- **Exercise aim**
Reproduce the lines of the material exactly, excluding every image.

[Start of Data to process]

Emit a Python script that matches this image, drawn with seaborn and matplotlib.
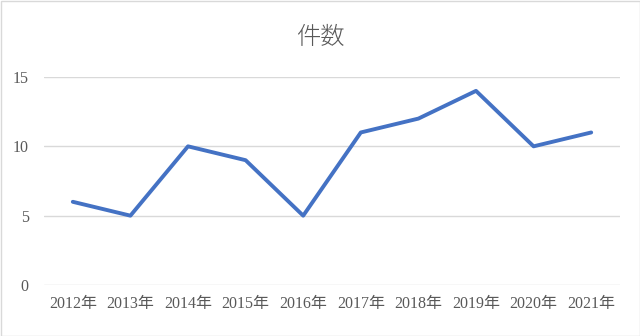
import matplotlib
matplotlib.use("Agg")
import matplotlib.pyplot as plt
import seaborn as sns
import pandas as pd
from matplotlib.patches import Rectangle

years = ["2012年", "2013年", "2014年", "2015年", "2016年",
         "2017年", "2018年", "2019年", "2020年", "2021年"]
counts = [6, 5, 10, 9, 5, 11, 12, 14, 10, 11]
yticks = [0, 5, 10, 15]
title = "件数"

sns.set_theme(style="white")
plt.rcParams['font.family'] = ['Liberation Serif', 'Noto Sans CJK JP', 'DejaVu Sans']

df = pd.DataFrame({"year": years, "count": counts})

fig = plt.figure(figsize=(6.4, 3.36), dpi=100)
ax = fig.add_axes([44/640, 1-285/336, 576/640, 208/336])

sns.lineplot(data=df, x="year", y="count", ax=ax, color="#4472C4",
             linewidth=2.8, sort=False)

ax.set_xlim(-0.5, len(years) - 0.5)
ax.set_ylim(0, 15)
ax.set_yticks(yticks)
ax.yaxis.grid(True, color="#D9D9D9", linewidth=1)
ax.xaxis.grid(False)
for s in ax.spines.values():
    s.set_visible(False)
ax.set_xlabel("")
ax.set_ylabel("")
ax.tick_params(axis="both", length=0, labelsize=11.5, colors="#595959")
ax.tick_params(axis="x", pad=8)
ax.tick_params(axis="y", pad=11)
ax.set_axisbelow(True)

fig.text(0.5, 1-37/336, title, ha="center", va="center", fontsize=17.5,
         color="#595959", family=['Noto Sans CJK JP', 'DejaVu Sans'], fontweight="light")

fig.patches.append(Rectangle((0.5/640, 0.5/336), 1-1/640, 1-1/336,
                             transform=fig.transFigure, fill=False,
                             edgecolor="#D9D9D9", linewidth=1))

fig.savefig("out.png", dpi=100)
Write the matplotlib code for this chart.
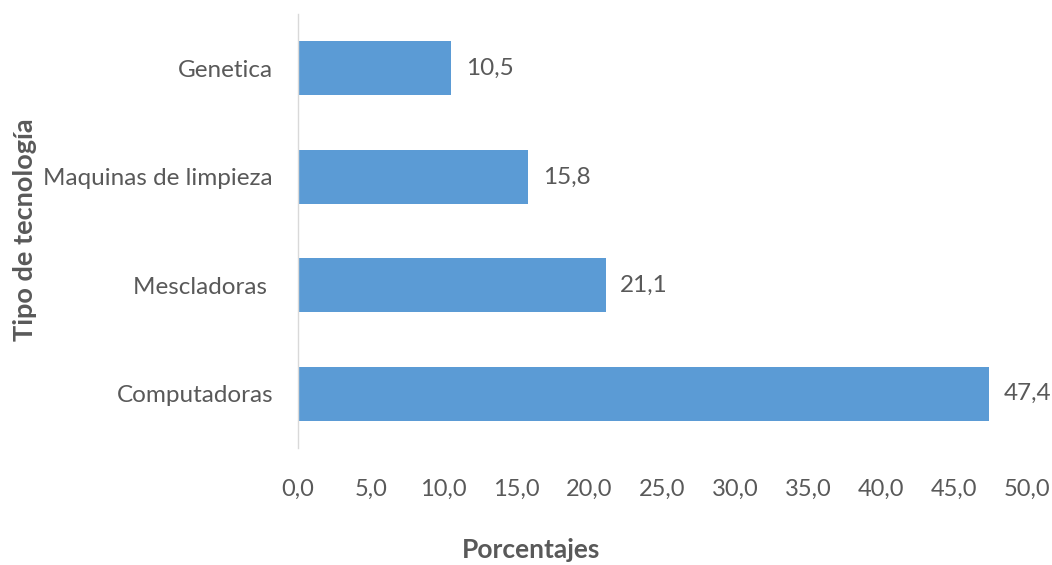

[End of Data to process]

- **Task output**
Emit a Python script that matches this image, drawn with seaborn and matplotlib.
import matplotlib
matplotlib.use("Agg")
import matplotlib.pyplot as plt
import seaborn as sns
import pandas as pd
from matplotlib.patches import Rectangle

years = ["2012年", "2013年", "2014年", "2015年", "2016年",
         "2017年", "2018年", "2019年", "2020年", "2021年"]
counts = [6, 5, 10, 9, 5, 11, 12, 14, 10, 11]
yticks = [0, 5, 10, 15]
title = "件数"

sns.set_theme(style="white")
plt.rcParams['font.family'] = ['Liberation Serif', 'Noto Sans CJK JP', 'DejaVu Sans']

df = pd.DataFrame({"year": years, "count": counts})

fig = plt.figure(figsize=(6.4, 3.36), dpi=100)
ax = fig.add_axes([44/640, 1-285/336, 576/640, 208/336])

sns.lineplot(data=df, x="year", y="count", ax=ax, color="#4472C4",
             linewidth=2.8, sort=False)

ax.set_xlim(-0.5, len(years) - 0.5)
ax.set_ylim(0, 15)
ax.set_yticks(yticks)
ax.yaxis.grid(True, color="#D9D9D9", linewidth=1)
ax.xaxis.grid(False)
for s in ax.spines.values():
    s.set_visible(False)
ax.set_xlabel("")
ax.set_ylabel("")
ax.tick_params(axis="both", length=0, labelsize=11.5, colors="#595959")
ax.tick_params(axis="x", pad=8)
ax.tick_params(axis="y", pad=11)
ax.set_axisbelow(True)

fig.text(0.5, 1-37/336, title, ha="center", va="center", fontsize=17.5,
         color="#595959", family=['Noto Sans CJK JP', 'DejaVu Sans'], fontweight="light")

fig.patches.append(Rectangle((0.5/640, 0.5/336), 1-1/640, 1-1/336,
                             transform=fig.transFigure, fill=False,
                             edgecolor="#D9D9D9", linewidth=1))

fig.savefig("out.png", dpi=100)
Write the matplotlib code for this chart.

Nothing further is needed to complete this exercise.